• **Exercise goal**
Search the material for the word "page" and copy each line that holds it.

[Charts and diagrams as code]

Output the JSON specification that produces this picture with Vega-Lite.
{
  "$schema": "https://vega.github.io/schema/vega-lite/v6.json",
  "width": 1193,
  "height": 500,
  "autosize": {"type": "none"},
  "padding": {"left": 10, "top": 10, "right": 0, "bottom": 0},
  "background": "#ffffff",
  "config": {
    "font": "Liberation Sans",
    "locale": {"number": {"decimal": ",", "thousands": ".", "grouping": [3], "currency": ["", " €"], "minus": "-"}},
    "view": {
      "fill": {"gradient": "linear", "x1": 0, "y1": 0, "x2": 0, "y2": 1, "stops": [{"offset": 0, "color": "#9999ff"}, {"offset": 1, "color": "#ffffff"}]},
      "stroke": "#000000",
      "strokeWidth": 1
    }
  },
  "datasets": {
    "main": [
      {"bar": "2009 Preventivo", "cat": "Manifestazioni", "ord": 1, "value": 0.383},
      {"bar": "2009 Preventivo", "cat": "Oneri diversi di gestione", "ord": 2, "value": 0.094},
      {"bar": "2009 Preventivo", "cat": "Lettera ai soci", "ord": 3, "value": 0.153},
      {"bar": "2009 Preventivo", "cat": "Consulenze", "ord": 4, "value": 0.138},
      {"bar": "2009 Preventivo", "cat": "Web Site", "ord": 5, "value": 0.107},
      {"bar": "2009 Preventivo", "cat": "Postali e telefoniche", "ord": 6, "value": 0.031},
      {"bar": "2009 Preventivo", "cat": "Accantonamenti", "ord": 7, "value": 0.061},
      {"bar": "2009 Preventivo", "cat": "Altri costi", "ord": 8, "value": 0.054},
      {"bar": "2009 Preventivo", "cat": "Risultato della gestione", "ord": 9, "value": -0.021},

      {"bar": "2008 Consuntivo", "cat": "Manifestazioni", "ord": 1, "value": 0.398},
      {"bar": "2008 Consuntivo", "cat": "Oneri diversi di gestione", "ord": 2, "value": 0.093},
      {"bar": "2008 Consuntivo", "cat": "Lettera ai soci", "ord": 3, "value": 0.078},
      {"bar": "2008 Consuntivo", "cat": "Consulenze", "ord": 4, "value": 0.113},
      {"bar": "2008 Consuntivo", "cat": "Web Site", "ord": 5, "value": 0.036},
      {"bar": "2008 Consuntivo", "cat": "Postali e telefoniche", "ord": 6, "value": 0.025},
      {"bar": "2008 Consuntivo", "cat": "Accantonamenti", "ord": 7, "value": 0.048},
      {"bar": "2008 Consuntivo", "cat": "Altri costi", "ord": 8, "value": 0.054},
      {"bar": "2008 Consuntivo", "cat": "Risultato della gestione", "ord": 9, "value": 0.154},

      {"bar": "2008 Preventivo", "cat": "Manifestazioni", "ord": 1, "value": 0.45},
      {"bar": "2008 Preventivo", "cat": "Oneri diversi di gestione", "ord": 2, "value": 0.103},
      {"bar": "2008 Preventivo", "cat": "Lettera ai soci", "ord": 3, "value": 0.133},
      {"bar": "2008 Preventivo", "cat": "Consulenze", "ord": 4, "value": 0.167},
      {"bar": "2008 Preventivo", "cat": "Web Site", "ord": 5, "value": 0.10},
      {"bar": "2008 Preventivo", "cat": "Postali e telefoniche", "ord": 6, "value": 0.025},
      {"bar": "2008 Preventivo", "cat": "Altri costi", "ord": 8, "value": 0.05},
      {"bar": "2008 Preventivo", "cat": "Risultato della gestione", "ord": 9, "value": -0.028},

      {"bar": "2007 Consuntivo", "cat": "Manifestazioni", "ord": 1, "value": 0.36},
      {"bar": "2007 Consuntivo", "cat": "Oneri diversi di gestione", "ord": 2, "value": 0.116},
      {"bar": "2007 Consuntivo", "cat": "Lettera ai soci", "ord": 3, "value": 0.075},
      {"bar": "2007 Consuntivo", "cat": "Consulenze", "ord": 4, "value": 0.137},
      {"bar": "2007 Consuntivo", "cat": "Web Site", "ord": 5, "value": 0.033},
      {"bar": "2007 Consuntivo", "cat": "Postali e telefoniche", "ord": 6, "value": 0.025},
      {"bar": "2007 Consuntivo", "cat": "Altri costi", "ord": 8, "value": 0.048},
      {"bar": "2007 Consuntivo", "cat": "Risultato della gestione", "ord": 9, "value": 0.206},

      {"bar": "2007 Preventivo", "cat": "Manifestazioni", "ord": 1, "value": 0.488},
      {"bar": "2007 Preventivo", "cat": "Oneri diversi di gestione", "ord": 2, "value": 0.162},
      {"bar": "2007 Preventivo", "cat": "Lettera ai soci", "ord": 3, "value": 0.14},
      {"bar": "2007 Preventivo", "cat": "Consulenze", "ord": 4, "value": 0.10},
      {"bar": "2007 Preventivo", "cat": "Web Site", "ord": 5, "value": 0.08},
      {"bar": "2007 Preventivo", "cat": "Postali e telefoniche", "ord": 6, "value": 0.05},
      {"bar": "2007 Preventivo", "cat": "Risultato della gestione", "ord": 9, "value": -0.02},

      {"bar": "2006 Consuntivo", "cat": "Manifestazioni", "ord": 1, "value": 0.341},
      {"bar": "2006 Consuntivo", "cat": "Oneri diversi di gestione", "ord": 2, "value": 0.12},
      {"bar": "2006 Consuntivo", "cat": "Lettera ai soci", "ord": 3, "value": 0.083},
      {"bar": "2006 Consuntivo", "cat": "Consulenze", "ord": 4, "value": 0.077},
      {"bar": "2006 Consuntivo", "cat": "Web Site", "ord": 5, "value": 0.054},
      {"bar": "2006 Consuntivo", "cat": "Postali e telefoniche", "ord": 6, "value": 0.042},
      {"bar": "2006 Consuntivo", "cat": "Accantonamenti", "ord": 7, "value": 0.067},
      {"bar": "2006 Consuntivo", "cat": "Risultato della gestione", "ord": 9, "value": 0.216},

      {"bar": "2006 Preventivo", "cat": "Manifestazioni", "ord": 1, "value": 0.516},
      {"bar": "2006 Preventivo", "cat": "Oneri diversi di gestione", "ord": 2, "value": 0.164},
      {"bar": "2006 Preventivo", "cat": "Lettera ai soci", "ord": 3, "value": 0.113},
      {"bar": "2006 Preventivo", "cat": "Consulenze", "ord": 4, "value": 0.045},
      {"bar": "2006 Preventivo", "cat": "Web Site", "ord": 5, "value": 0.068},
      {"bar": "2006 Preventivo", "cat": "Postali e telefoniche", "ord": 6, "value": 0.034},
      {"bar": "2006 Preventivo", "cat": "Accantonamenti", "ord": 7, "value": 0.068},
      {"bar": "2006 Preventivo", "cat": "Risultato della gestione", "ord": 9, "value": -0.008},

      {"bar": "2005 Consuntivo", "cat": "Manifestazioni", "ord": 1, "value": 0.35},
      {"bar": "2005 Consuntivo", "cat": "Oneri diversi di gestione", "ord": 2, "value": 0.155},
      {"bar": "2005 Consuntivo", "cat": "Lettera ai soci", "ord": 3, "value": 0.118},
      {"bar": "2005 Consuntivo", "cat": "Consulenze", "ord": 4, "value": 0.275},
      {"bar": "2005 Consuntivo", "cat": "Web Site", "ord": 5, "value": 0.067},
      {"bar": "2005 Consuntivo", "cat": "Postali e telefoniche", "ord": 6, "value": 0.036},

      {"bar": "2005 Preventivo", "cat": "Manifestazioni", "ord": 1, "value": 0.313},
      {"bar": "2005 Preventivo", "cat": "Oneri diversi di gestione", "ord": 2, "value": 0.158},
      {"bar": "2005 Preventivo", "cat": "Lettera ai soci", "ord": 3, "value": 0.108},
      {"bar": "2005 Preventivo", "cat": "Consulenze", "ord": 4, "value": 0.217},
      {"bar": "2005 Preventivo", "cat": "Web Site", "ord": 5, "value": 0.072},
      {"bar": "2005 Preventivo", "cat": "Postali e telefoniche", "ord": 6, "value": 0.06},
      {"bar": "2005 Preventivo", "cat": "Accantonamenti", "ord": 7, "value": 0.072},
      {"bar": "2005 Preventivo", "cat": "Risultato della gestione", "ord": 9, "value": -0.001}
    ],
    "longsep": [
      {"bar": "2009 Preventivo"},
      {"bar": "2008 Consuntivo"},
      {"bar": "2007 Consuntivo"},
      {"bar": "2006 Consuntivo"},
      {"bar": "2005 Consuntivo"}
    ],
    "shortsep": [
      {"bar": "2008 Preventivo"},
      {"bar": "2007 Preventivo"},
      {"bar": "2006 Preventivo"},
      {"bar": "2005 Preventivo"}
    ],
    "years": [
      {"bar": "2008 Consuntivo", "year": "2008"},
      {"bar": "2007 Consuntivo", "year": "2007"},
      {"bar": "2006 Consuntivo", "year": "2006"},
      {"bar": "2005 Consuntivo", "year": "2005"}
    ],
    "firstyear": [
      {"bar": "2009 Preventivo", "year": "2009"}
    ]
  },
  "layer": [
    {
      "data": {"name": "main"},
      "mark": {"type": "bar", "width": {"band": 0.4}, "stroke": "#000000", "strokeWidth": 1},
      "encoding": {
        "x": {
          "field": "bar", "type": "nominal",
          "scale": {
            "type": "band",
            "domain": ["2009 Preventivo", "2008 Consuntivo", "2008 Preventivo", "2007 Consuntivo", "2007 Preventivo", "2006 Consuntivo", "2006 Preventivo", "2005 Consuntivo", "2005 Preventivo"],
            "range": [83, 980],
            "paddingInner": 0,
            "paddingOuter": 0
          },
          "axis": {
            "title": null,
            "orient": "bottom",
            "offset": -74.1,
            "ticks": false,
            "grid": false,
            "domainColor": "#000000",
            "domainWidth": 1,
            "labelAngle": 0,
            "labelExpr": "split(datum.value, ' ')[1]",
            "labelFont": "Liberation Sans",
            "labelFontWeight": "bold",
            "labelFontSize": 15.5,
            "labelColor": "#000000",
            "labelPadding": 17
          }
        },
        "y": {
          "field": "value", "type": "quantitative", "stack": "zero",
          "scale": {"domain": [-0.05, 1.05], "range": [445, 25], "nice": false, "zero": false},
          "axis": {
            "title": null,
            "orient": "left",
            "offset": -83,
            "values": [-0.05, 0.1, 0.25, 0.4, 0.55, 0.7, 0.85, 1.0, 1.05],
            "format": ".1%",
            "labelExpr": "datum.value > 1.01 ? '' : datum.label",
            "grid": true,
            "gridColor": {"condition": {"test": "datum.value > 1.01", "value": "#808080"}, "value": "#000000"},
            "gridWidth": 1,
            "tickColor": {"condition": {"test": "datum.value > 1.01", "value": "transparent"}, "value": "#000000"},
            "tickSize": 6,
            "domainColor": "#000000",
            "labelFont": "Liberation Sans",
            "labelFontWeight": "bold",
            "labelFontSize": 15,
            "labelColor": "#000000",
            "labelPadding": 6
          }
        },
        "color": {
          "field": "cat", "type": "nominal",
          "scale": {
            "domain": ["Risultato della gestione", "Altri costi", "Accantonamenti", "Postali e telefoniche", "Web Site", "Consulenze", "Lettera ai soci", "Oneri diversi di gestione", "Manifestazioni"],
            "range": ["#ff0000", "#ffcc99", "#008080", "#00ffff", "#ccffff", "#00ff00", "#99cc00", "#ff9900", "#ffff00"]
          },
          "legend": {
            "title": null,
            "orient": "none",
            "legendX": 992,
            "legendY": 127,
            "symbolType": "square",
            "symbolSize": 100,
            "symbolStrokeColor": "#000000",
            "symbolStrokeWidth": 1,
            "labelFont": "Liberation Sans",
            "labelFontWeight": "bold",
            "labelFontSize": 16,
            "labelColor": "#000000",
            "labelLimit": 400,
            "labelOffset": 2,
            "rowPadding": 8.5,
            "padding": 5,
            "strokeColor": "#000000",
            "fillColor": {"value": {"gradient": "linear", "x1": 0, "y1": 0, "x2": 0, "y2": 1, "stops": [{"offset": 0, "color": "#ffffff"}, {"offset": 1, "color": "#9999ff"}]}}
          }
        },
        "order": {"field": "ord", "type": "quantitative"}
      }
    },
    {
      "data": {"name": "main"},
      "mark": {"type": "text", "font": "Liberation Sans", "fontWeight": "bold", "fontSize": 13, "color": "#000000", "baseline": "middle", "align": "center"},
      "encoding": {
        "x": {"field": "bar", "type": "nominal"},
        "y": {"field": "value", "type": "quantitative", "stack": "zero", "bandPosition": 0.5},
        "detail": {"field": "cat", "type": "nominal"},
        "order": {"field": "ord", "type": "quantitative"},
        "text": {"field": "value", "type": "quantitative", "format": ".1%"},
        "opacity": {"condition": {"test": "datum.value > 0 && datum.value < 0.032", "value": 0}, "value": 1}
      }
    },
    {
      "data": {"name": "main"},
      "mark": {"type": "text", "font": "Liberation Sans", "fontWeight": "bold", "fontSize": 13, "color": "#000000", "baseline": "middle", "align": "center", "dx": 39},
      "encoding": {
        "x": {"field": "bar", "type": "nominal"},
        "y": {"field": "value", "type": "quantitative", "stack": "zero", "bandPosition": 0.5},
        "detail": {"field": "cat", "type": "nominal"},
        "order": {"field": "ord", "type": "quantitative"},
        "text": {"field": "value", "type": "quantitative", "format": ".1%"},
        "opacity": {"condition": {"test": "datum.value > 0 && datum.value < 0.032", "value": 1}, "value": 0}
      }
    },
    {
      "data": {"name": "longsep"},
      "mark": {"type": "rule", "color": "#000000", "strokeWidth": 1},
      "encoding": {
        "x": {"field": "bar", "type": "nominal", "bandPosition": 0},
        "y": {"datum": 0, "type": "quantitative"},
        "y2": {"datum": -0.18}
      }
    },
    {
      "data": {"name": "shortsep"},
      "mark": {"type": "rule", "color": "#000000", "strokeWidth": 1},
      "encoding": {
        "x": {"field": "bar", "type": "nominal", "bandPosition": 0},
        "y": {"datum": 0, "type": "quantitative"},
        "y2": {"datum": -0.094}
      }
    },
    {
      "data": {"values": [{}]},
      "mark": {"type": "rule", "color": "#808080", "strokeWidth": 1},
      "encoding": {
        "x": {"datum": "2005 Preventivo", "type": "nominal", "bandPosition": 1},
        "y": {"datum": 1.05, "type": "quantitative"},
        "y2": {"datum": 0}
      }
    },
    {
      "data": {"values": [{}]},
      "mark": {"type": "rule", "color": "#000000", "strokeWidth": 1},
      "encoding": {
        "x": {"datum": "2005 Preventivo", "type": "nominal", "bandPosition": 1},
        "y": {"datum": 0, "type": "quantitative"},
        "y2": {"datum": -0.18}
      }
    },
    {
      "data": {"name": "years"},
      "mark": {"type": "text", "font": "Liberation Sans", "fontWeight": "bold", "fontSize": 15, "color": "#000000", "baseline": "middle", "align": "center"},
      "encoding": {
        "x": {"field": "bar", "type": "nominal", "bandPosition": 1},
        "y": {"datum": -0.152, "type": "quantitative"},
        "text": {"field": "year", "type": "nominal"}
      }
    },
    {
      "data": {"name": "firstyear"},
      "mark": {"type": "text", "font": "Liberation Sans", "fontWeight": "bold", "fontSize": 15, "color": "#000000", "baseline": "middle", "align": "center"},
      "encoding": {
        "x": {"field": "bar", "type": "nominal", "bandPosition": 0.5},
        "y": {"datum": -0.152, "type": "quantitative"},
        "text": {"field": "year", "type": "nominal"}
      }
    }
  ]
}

--

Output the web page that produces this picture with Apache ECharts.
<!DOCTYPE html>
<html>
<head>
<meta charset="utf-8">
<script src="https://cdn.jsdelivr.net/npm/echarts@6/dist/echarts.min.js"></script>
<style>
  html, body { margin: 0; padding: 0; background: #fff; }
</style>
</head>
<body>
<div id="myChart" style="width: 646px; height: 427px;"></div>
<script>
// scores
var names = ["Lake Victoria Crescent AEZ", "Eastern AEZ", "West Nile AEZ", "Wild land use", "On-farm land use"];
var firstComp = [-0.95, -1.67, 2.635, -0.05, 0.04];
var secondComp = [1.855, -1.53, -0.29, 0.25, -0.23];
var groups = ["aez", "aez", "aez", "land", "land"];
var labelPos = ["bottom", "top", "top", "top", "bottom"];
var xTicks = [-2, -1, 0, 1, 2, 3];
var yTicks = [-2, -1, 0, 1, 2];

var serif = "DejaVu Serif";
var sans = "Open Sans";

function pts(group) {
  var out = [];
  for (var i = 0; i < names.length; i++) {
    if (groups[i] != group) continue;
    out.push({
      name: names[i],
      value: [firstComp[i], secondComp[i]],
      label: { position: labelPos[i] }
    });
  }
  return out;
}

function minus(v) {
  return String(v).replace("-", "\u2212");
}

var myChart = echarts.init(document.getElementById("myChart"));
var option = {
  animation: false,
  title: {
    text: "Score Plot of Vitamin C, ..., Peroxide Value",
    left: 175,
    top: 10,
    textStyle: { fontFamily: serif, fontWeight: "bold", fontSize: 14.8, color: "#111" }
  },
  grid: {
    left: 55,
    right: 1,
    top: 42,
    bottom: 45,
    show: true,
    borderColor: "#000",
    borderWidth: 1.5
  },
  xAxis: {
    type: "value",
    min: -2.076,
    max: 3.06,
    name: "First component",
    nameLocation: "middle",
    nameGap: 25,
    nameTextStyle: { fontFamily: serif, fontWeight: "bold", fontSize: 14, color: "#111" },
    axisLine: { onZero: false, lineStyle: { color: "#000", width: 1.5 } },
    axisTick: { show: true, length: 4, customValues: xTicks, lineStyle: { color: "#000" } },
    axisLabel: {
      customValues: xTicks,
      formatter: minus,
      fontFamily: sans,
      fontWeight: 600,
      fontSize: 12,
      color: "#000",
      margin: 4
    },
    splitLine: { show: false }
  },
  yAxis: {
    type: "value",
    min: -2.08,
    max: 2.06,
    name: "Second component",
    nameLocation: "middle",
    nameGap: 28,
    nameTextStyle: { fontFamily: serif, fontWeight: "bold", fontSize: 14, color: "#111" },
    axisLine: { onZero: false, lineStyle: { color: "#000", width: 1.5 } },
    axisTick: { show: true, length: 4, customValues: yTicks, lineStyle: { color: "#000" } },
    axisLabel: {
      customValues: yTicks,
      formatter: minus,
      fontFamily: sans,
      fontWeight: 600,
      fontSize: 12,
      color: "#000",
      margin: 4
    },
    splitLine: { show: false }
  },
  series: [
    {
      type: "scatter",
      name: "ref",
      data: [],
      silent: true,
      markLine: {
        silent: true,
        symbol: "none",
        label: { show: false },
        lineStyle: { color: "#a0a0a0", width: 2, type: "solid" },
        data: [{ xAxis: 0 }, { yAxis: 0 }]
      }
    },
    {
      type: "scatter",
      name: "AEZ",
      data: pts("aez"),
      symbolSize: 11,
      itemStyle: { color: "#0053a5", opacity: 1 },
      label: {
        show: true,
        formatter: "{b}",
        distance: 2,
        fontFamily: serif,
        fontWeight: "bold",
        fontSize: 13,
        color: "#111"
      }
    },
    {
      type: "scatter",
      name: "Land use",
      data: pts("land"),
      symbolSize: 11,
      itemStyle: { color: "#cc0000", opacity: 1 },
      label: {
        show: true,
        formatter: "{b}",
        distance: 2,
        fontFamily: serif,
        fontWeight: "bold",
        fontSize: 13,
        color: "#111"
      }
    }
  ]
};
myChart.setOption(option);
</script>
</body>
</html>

==

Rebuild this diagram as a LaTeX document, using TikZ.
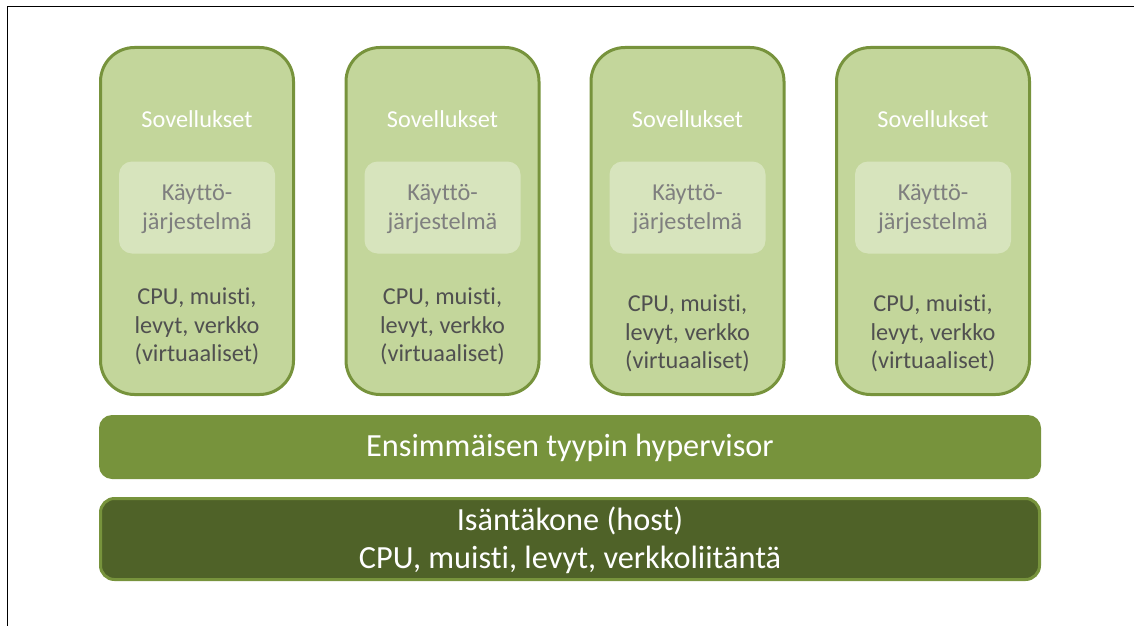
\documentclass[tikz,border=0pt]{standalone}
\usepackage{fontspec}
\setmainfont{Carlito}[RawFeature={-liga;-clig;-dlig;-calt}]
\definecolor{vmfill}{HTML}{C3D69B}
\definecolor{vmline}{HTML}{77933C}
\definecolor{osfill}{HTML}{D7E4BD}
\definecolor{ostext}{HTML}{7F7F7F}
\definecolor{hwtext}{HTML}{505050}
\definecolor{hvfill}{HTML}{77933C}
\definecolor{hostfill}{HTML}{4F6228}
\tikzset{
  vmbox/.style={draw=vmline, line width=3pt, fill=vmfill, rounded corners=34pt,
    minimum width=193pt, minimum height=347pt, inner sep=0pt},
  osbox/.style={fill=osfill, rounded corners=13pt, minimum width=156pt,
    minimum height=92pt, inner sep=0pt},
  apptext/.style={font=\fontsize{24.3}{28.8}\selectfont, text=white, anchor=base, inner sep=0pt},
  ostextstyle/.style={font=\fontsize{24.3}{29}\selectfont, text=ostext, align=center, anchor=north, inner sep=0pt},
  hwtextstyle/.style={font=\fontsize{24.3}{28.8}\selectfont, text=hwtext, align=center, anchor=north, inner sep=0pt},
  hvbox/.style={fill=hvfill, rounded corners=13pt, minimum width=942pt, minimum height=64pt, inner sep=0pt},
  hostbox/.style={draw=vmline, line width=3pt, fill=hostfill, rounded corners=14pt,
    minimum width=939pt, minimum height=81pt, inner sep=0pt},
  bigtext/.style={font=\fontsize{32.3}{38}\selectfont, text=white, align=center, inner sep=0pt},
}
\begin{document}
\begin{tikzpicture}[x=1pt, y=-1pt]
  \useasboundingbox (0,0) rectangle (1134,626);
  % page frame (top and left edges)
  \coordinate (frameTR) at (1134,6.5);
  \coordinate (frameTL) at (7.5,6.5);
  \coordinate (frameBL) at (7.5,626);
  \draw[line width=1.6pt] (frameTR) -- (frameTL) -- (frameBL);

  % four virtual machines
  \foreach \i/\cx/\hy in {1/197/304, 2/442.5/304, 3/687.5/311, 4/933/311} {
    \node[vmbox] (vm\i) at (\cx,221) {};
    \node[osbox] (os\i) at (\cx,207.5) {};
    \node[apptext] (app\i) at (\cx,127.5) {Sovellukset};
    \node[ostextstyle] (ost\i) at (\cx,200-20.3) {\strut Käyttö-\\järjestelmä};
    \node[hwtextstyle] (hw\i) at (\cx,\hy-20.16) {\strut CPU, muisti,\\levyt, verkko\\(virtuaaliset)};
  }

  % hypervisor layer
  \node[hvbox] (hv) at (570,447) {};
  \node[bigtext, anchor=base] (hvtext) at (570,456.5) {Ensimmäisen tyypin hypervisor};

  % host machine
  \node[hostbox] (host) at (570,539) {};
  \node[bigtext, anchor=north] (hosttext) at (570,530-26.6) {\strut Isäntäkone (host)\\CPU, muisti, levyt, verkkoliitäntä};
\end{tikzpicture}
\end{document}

• **Answer to this exercise**
Output the web page that produces this picture with Apache ECharts.
  % page frame (top and left edges)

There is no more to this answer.